While action in Congress is at a standstill, this project shows the immense progress that can be accomplished outside of legislative action.

Jorge Madrid is a research associate with the energy policy team at the Center for American Progress; Matt Kasper is an intern with the energy team at CAP.

Related Post:

6 Responses to Obama Gets Efficient: $4 Billion For Energy Efficient Building Upgrades

  1. thanes says:

    Now what, exactly, do Republican presidents end up doing when they retire?
    Hide, mostly. Or quickly succumb to their dementia privately, after having inflicted it on the rest of us.

  2. fj says:

    yes this seems to be big news; johnson controls is a strong advocate for its importance.

  3. Kota says:

    Oh look. They are able to save american businesses 40 billion every year, and then something can whiz on through. Call me shocked I tell you, shocked. Of course these busnesses are going to ‘pay that forward’ by putting it in a fund to help the rest of us retrofit our homes? No? Use it to retrofit their business to clean energy? No? Increase their profits?

    I think I’ll wait for the other shoe to drop on this one. For all I know they will use the savings to build coal plants in other countries, hire those people to run their factories off of it and claim what fine fellows they are. Business as usual.

  4. TKPGH says:

    What was conspicuously absent from the President’s speech were the phrases “climate change” or “global warming”,referring instead to “harmful pollution”. He let former President Clinton carry that water for him (Clinton mentioned the fight against climate change during his opening remarks).

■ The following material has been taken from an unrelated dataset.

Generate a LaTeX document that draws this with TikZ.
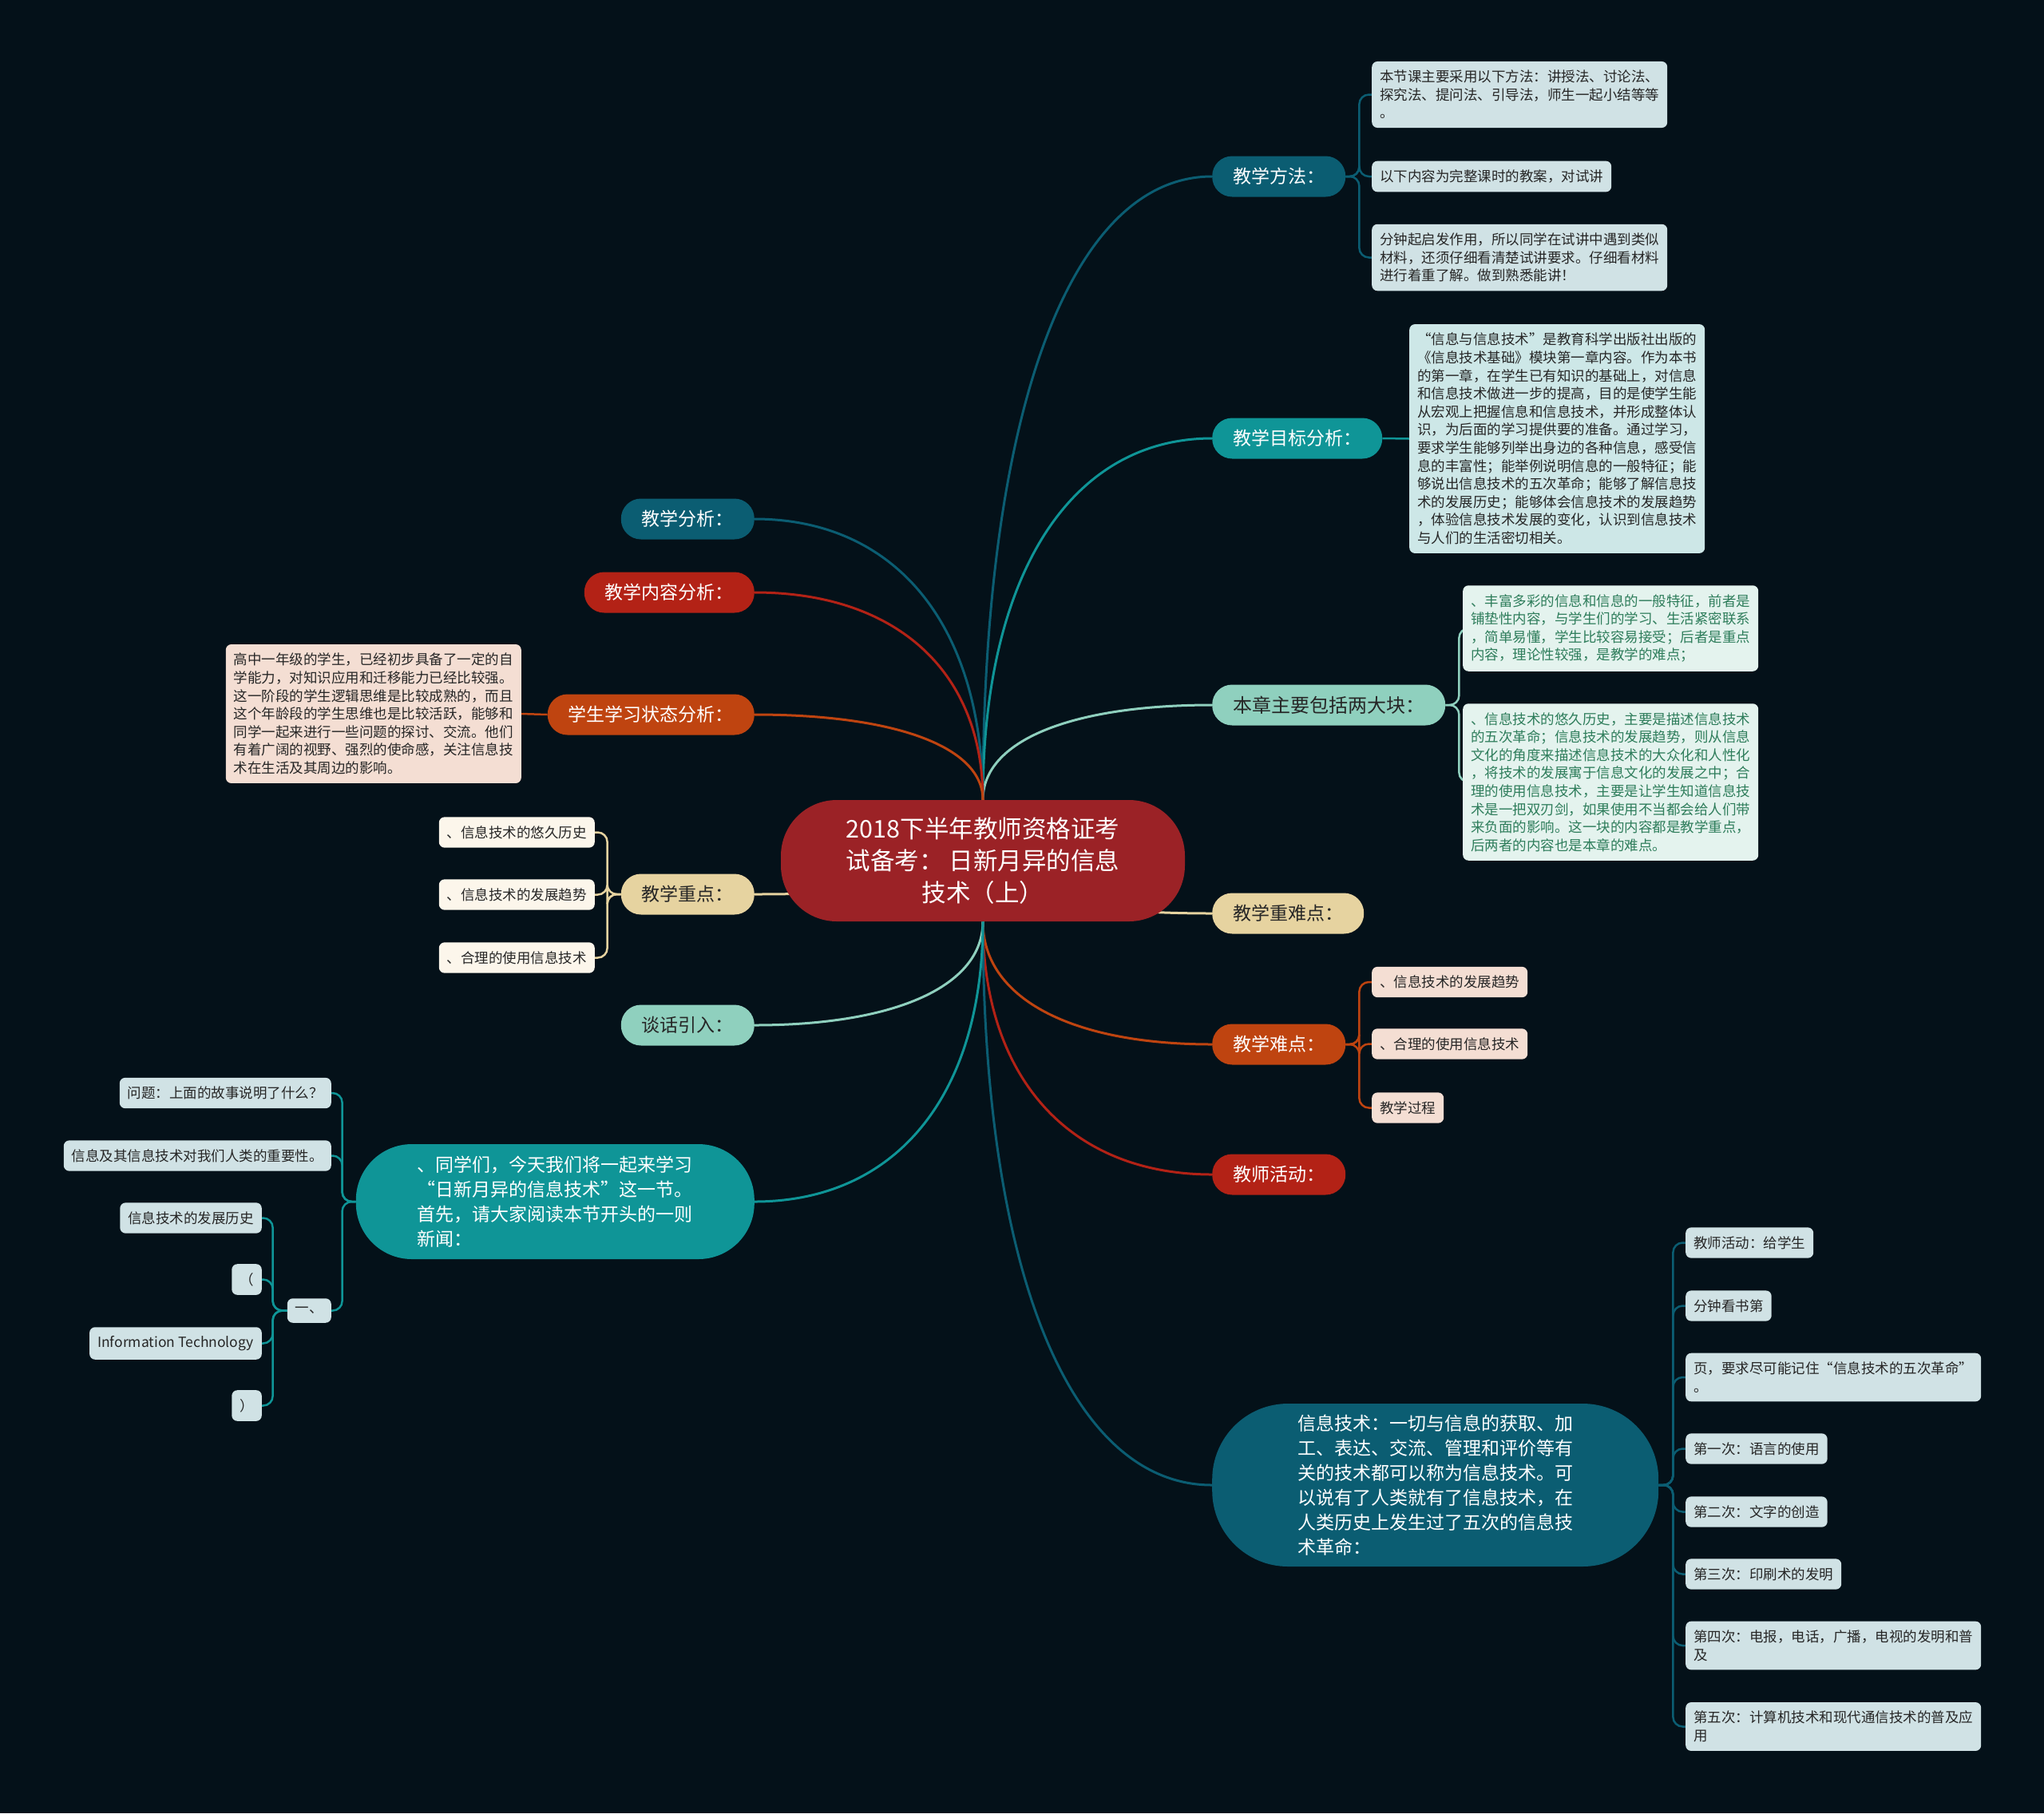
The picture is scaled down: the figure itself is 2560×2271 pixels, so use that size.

    We have got to find some way to get Obama to accept the idea that global warming has to be openly discussed. I just got word that the Discovery Channel backed down on its position of not airing the final, global warming episode of it’s upcoming new series “Frozen Planet”, in the face of 75,000 petition signitures. If we could get that kind of response to a petition for Obama to do a speech on the climate and oceans crisis, I can’t help but think he would have to comply. 75000 people is enough to turn an election.

    I’ve been in touch with my Congressman’s office: the deniers show up far more than we do. Something has to give. Global Warming Education Network has been trying to garner support with a Facebook page (Presidential State of the Climate Address). To date, there are oly 181 “likes” registered there. Obama was great in Kansas yesterday, talking about the economy and fairness. He would be dynamite if he followed Sen. Whitehouse’s lead and spoke on climate and oceans. We have only ourselves to blame if he fails to do so.

  5. thanes says:

    I’m becoming involved with the Ctizens’ Climate Lobby, which is entirely devoted to reversing that frightening and certainly true point you make, that the Denialists go to pester legislators far more than climate hawks. Thing is, it is against my temperament, which means its probably good for me. But urrrrrrrrgh, when I see some Denialist lie in the comments section of some actual reporting on global warming, I WANT BLOOD. But I have children I love. For them, I will go to the offices of Republicans as well as Democrats, and politely, and patiently, and compassionately, ask them to consider a carbon tax.
    And as far as I can tell, this is the only way humanity will survive. If every single person who calls themselves a climate hawk does this, and if they talk calmly to every sympathetically-minded, rational person to join them.

  6. TKPGH says:

    Thanes- During a recent broadcast on KUOW radio, Former Congressman Brian Baird stateed that he would have rather based the debate on climate he was part of on personal responsibility, rather than cap-and-trade. For the future, I’m sticking close to the ocean acidification side of the argument and will try to frame it terms of personal responsibility to others. That is something that resonates with Republicans (or at least used to).

    For a possible new solution, see “The Coming Green Wave” in the Atlantic Monthly.